1/4/1964: ERA
UMA VEZ UMA DEMOCRACIA
O Brasil vinha construindo uma democracia, pela primeira vez na
sua história. Haviam-se dado quatro eleições gerais, quatro presidentes tinham
sido eleitos pelo voto direto do povo. Três vezes tinha triunfado a esquerda –
Dutra, Getulio, JK – uma vez a direita – Jânio Quadros –, cuja renúncia
reconduziu a esquerda à presidência, com João Goulart.
A
direita estava articulando um golpe desde o final dos anos 1940. De retorno da
guerra na Itália, quando estabeleceram contatos estreitos com a oficialidade
dos EUA, Golbery do Couto e Silva e Humberto Castelo Branco fundaram a Escola
Superior de Guerra, que passou a colocar em prática a doutrina de segurança
nacional, ideologinorteamericana durante todo a guerra fria.
Tratava-se
de concentrar a luta contra a "subversão comunista", para
desqualificar a todos os avanços democráticos e sociais, reduzindo-os a efeitos
da influência de potências estrangeiras – URSS, China, Cuba –, tentando se
apropriar do poder no Brasil. Atuaram ao longo dos governos de Getulio e de JK,
depois de Jango, para preparar o clima de desestabilização favorável ao golpe
militar. Contaram com a mídia, com a Igreja Católica, com as entidades
empresariais e com o apoio aberto do governo norte-americano.
Seus
temas centrais eram, além da subversão, a corrupção dos políticos e a
estagnação econômica, pela excessiva intervenção do Estado. Conseguiram criar
um clima favorável ao golpe, paradoxalmente com a pregação da salvação da
democracia, que estaria em perigo por planos internos e externos de subversão.

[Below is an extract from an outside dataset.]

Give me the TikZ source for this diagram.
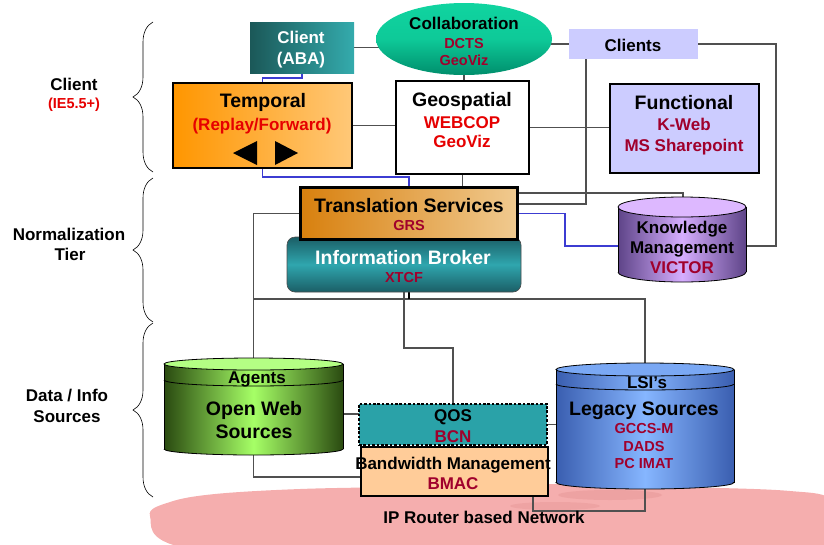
\documentclass[tikz,border=0pt]{standalone}
\usepackage{fontspec}
\setmainfont{Liberation Sans}
\usetikzlibrary{shapes.geometric,decorations.pathreplacing}

\definecolor{wiregray}{HTML}{505050}
\definecolor{wireblue}{HTML}{3C3CD2}
\definecolor{darkred}{HTML}{A0002C}
\definecolor{brightred}{HTML}{E60000}
\definecolor{abaDark}{HTML}{1B5858}
\definecolor{abaLight}{HTML}{34ABAD}
\definecolor{collabTop}{HTML}{10D4A0}
\definecolor{collabBot}{HTML}{008E6C}
\definecolor{tempL}{HTML}{FF9600}
\definecolor{tempR}{HTML}{FFC878}
\definecolor{lavender}{HTML}{CCCCFF}
\definecolor{transL}{HTML}{D8800E}
\definecolor{transR}{HTML}{F0CA90}
\definecolor{brokerDark}{HTML}{1B5E66}
\definecolor{brokerMid}{HTML}{2FA6AE}
\definecolor{knowEdge}{HTML}{5E4488}
\definecolor{knowMid}{HTML}{D6AEFF}
\definecolor{knowTop}{HTML}{DDB8FF}
\definecolor{webEdge}{HTML}{2A4A10}
\definecolor{webMid}{HTML}{A6FF66}
\definecolor{webTop}{HTML}{B4FF84}
\definecolor{lsiEdge}{HTML}{3A5EB0}
\definecolor{lsiMid}{HTML}{86B6FF}
\definecolor{lsiTop}{HTML}{7AA8F4}
\definecolor{qosTeal}{HTML}{2AA2A8}
\definecolor{peach}{HTML}{FFCC99}
\definecolor{netPink}{HTML}{F5AEAE}
\definecolor{netDeep}{HTML}{E99A9A}

\pgfdeclarelayer{netlayer}
\pgfdeclarelayer{wirelayer}
\pgfsetlayers{netlayer,wirelayer,main}

\tikzset{
  wire/.style={draw=wiregray,line width=1.1pt},
  bwire/.style={draw=wireblue,line width=1.1pt},
  box/.style={rectangle,inner sep=0pt,outer sep=0pt},
  body/.style={rectangle,inner sep=0pt,outer sep=0pt,draw=none},
  hdk/.style={anchor=base,inner sep=0pt,font=\fontsize{19.5}{22}\selectfont\bfseries,text=black},
  hdw/.style={anchor=base,inner sep=0pt,font=\fontsize{19.5}{22}\selectfont\bfseries,text=white},
  mdk/.style={anchor=base,inner sep=0pt,font=\fontsize{17}{20}\selectfont\bfseries,text=black},
  mdw/.style={anchor=base,inner sep=0pt,font=\fontsize{17}{20}\selectfont\bfseries,text=white},
  mdr/.style={anchor=base,inner sep=0pt,font=\fontsize{17}{20}\selectfont\bfseries,text=brightred},
  mdd/.style={anchor=base,inner sep=0pt,font=\fontsize{17}{20}\selectfont\bfseries,text=darkred},
  smd/.style={anchor=base,inner sep=0pt,font=\fontsize{14.5}{17}\selectfont\bfseries,text=darkred},
  smr/.style={anchor=base,inner sep=0pt,font=\fontsize{14.5}{17}\selectfont\bfseries,text=brightred},
}

% drum: left x, right x, top y, bottom y, ry, edge, middle, top face
\newcommand{\drum}[8]{%
  \shade[left color=#6,right color=#6,middle color=#7] (#1,#3) rectangle (#2,#4);
  \shade[left color=#6,right color=#6,middle color=#7] ({(#1+#2)/2},#4) ellipse ({(#2-#1)/2} and #5);
  \draw[black,line width=0.8pt] (#1,#3) -- (#1,#4) (#2,#3) -- (#2,#4);
  \begin{scope}
    \clip (#1-2,#4) rectangle (#2+2,#4+#5+2);
    \draw[black,line width=0.8pt] ({(#1+#2)/2},#4) ellipse ({(#2-#1)/2} and #5);
  \end{scope}
  \draw[black,line width=0.8pt,fill=#8] ({(#1+#2)/2},#3) ellipse ({(#2-#1)/2} and #5);
}
\newcommand{\drumband}[4]{%
  \begin{scope}
    \clip (#1-2,#3) rectangle (#2+2,#3+#4+2);
    \draw[black,line width=0.8pt] ({(#1+#2)/2},#3) ellipse ({(#2-#1)/2} and #4);
  \end{scope}
}

\begin{document}
\begin{tikzpicture}[x=1pt,y=-1pt]
\useasboundingbox (0,0) rectangle (824,544);

%% client tier
\node[box,left color=abaDark,right color=abaLight,minimum width=104pt,minimum height=51pt] (nClientABA) at (302,47.5) {};
\node[ellipse,inner sep=0pt,outer sep=0pt,top color=collabTop,bottom color=collabBot,middle color=collabTop!85!collabBot,minimum width=176pt,minimum height=72pt] (nCollab) at (464,39) {};
\node[box,fill=lavender,minimum width=129pt,minimum height=30pt] (nClients) at (633.5,44) {};
\node[box,draw=black,line width=1.5pt,left color=tempL,right color=tempR,minimum width=179pt,minimum height=85pt] (nTemporal) at (262.5,125.5) {};
\node[box,draw=black,line width=1.5pt,fill=white,minimum width=133pt,minimum height=93pt] (nGeo) at (462.5,127.5) {};
\node[box,draw=black,line width=1.5pt,fill=lavender,minimum width=149pt,minimum height=89pt] (nFunctional) at (684.5,128.5) {};

\fill (233,153) -- (257,141) -- (257,165) -- cycle;
\fill (275,141) -- (275,165) -- (298,153) -- cycle;

%% normalization tier
\node[box,rounded corners=8pt,draw=black!70,line width=0.6pt,top color=brokerDark,bottom color=brokerDark,middle color=brokerMid,minimum width=234pt,minimum height=55pt] (nBroker) at (404,264.5) {};
\node[box,draw=black,line width=3pt,left color=transL,right color=transR,minimum width=217pt,minimum height=52pt] (nTrans) at (409,213.5) {};

\drum{618}{746}{207}{272}{10}{knowEdge}{knowMid}{knowTop}
\node[body,minimum width=128pt,minimum height=75pt] (nKnow) at (682,244.5) {};

%% data / info sources
\drum{164}{343}{364}{449}{6}{webEdge}{webMid}{webTop}
\drumband{164}{343}{380}{6}
\node[body,minimum width=179pt,minimum height=97pt] (nOpenWeb) at (253.5,406.5) {};

\drum{556}{734}{369.5}{482.5}{6.5}{lsiEdge}{lsiMid}{lsiTop}
\drumband{556}{734}{384}{6}
\node[body,minimum width=178pt,minimum height=126pt] (nLegacy) at (645,426) {};

\node[box,fill=qosTeal,draw=black,line width=2.4pt,dash pattern=on 2.6pt off 1.8pt,minimum width=188pt,minimum height=41pt] (nQOS) at (453,424.5) {};
\node[box,fill=peach,draw=black,line width=1.2pt,minimum width=187pt,minimum height=49pt] (nBandwidth) at (454.5,471.5) {};

%% network cloud
\begin{pgfonlayer}{netlayer}
\fill[netPink] plot[smooth cycle,tension=0.6] coordinates {(150,516) (170,502) (215,494) (300,489) (400,487) (480,486) (560,484) (640,487) (720,488) (790,491) (830,498) (850,525) (830,565) (400,568) (185,548)};
\fill[netDeep,opacity=0.6] (610,495) ellipse (52 and 5);
\fill[netDeep,opacity=0.5] (555,506) ellipse (45 and 4);
\end{pgfonlayer}

%% braces
\draw[decorate,decoration={brace,amplitude=20pt},line width=0.6pt] (153,172) -- (153,22);
\draw[decorate,decoration={brace,amplitude=20pt},line width=0.6pt] (153,322) -- (153,178);
\draw[decorate,decoration={brace,amplitude=20pt},line width=0.6pt] (153,497) -- (153,323);

%% bends
\coordinate (cDropPt) at (586,204);
\coordinate (cKnowPt) at (683,193);
\coordinate (cRightPt) at (776,246);
\coordinate (cBlueKPt) at (565,246);
\coordinate (cBusPt) at (254,299);
\coordinate (cStubPt) at (409,299);
\coordinate (cQosPt) at (453,348);
\coordinate (cLinkPt) at (350,414);
\coordinate (cBwPt) at (300,477);
\coordinate (cNetPt) at (533,511);

\begin{pgfonlayer}{wirelayer}
\draw[wire] (nClientABA.east) -- (nClientABA.east -| nCollab.center);
\draw[wire] (nCollab.center |- nClients.west) -- (nClients.west);
\draw[wire] (nCollab.south) -- (nCollab.south |- nGeo.north);
\draw[bwire] (nClientABA.south) -- ++(0,5) -| (nTemporal.north);
\draw[bwire] (nTemporal.south) -- ++(0,9) -| (nTrans.north);
\draw[wire] (nTemporal.east) -- (nTemporal.east -| nGeo.west);
\draw[wire] (nGeo.east) -- (nGeo.east -| nFunctional.west);
\draw[wire] (nGeo.south) -- (nGeo.south |- nTrans.north);
\draw[wire] (nClients.south -| cDropPt) -- (cDropPt) -- (cDropPt -| nTrans.east);
\draw[wire] (cKnowPt -| nTrans.east) -- (cKnowPt) -- (cKnowPt |- nKnow.north);
\draw[wire] (nClients.east) -| (cRightPt) -- (cRightPt -| nKnow.east);
\draw[bwire] (nTrans.east) -| (cBlueKPt) -- (cBlueKPt -| nKnow.west);
\draw[wire] (nTrans.west) -| (nOpenWeb.north);
\draw[wire] (cBusPt) -| (nLegacy.north);
\draw[line width=2pt,black] (cStubPt |- nBroker.south) -- (cStubPt);
\draw[wire] (nBroker.south) |- (cQosPt) -- (nQOS.north);
\draw[wire] (cLinkPt -| nOpenWeb.east) -- (cLinkPt -| nQOS.west);
\draw[wire] (nQOS.east) -- (nQOS.east -| nLegacy.west);
\draw[wire] (nOpenWeb.south) |- (cBwPt -| nBandwidth.west);
\draw[wire] (cNetPt |- nBandwidth.south) -- (cNetPt) -| (nLegacy.south);
\end{pgfonlayer}

%% texts
\foreach \n/\x/\y/\s/\t in
{tClient/74/90/mdk/Client,
 tIE/74/108/smr/(IE5.5+),
 tNorm/69/240/mdk/Normalization,
 tTier/70/260/mdk/Tier,
 tData/67/401/mdk/{Data / Info},
 tSrc/67/422/mdk/Sources,
 tAbaA/301/43/mdw/Client,
 tAbaB/301/64/mdw/(ABA),
 tCollab/464/29/mdk/Collaboration,
 tDcts/464/48/smd/DCTS,
 tGeoVizA/464/65/smd/GeoViz,
 tTemporal/263/107/hdk/Temporal,
 tReplay/262/130/mdr/{(Replay/Forward)},
 tGeo/462/106/hdk/Geospatial,
 tWebcop/462/128/mdr/WEBCOP,
 tGeoVizB/462/147/mdr/GeoViz,
 tClients/633/51/mdk/Clients,
 tFunc/684/109/hdk/Functional,
 tKweb/684/130/mdd/K-Web,
 tShare/684/151/mdd/MS Sharepoint,
 tTrans/409/212/hdk/Translation Services,
 tGrs/409/230/smd/GRS,
 tBroker/403/264/hdw/Information Broker,
 tXtcf/404/282/smd/XTCF,
 tKnow/682/233/mdk/Knowledge,
 tMgmt/682/253/mdk/Management,
 tVictor/682/273/mdd/VICTOR,
 tAgents/257/383/mdk/Agents,
 tOpen/254/415/hdk/Open Web,
 tOpenSrc/254/438/hdk/Sources,
 tQos/453/421/mdk/QOS,
 tBcn/453/442/mdd/BCN,
 tBand/453/469/mdk/Bandwidth Management,
 tBmac/453/489/mdd/BMAC,
 tLsi/647/388/mdk/LSI’s,
 tLegacy/644/415/hdk/Legacy Sources,
 tGccs/644/433/smd/GCCS-M,
 tDads/644/451/smd/DADS,
 tImat/644/468/smd/PC IMAT,
 tNet/484/523/mdk/IP Router based Network}
{
  \node[\s] (\n) at (\x,\y) {\t};
};

\end{tikzpicture}
\end{document}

Ganharam a grande maioria da alta oficialidade das FFAA, a amplos setores das
classes médias e do grande empresariado, e impuseram a ditadura mais cruel que
o país conheceu, supostamente para salvar a democracia.
Pela
primeira vez foi destruída a nascente democracia, de apenas 19 anos, mas que
trazia para o país grandes avanços sociais, ampliação dos processos de sindicalização,
incluída a sindicalização rural, fortalecimento dos movimentos populares,
construção de ideologias nacionais e populares, desenvolvimento de uma política
externa independente, fortalecimento do Estado brasileiro e das empresas
públicas – entre elas, particularmente da Petrobras.
O Brasil
vivia o maior auge cultural da sua história, com o cine novo, a bossa nova, o
novo teatro, as artes plásticas, a literatura, estreitamente associado à
expansão da democracia no país.
Como
todo golpe contra a democracia, rapidamente o regime militar mostrou sua face
repressiva em relação a tudo o que representasse alguma expressão democrática
na sociedade brasileira – Parlamento, Judiciário, universidades e escolas em
geral, sindicatos, movimentos culturais, associações populares, personalidades
políticas e do mundo cultural. Com o golpe se destruía a democracia e tudo o
que estava associado a ela – direitos sociais e políticos, organizações
populares, soberania popular e inserção soberana do Brasil no mundo.
O Brasil
pagou um preço muito alto por aquela ruptura da democracia. O país se tornou o
mais desigual do continente mais desigual do mundo. Os direitos das pessoas
foram pisoteados. Instalou-se uma mídia estreitamente associada à ditadura
militar. Deteriorou-se o poder aquisitivo dos salários, com a politica de
arrocho salarial e a intervenção em todos os sindicatos, degradaram-se os
serviços públicos de educação e de saúde.
Como
confirmação da afirmação de Dilma Rousseff de que a democracia é o lado correto
da história, o golpe e a ditadura que nasceu dela representou o lado errado, do
qual retomamos com grande esforço a recuperação do fim de 21 anos de luta de
resistência. Da mesma forma que recentemente, a aliança do grande empresariado,
da mídia conservadora, de políticos dispostos a defender seus próprios
interesses, se rompia o caminho democrático em nome de falsos objetivos. A
defesa da democracia desembocou na mais feroz ditadura, a luta contra a
corrupção fomentou a corrupção protegida pela ditadura e pela censura, a luta
contra a subversão revelou-se ser um pretexto para terminar com a democracia.
A
história não se repete da mesma forma, contanto que saibamos refletir sobre ela
e tirar experiências para o presente e o futuro. O novo golpe teve formas diferentes,
mas no essencial é um golpe anti-popular, anti-democrático e anti-nacional,
contra os movimentos sociais e contra o povo brasileiro. Que saibamos agora
tirar as lições do golpe e também das formas de resistência e de reconstrução
democrática, para poder derrotar uma vez mais o golpe e a ditadura no Brasil.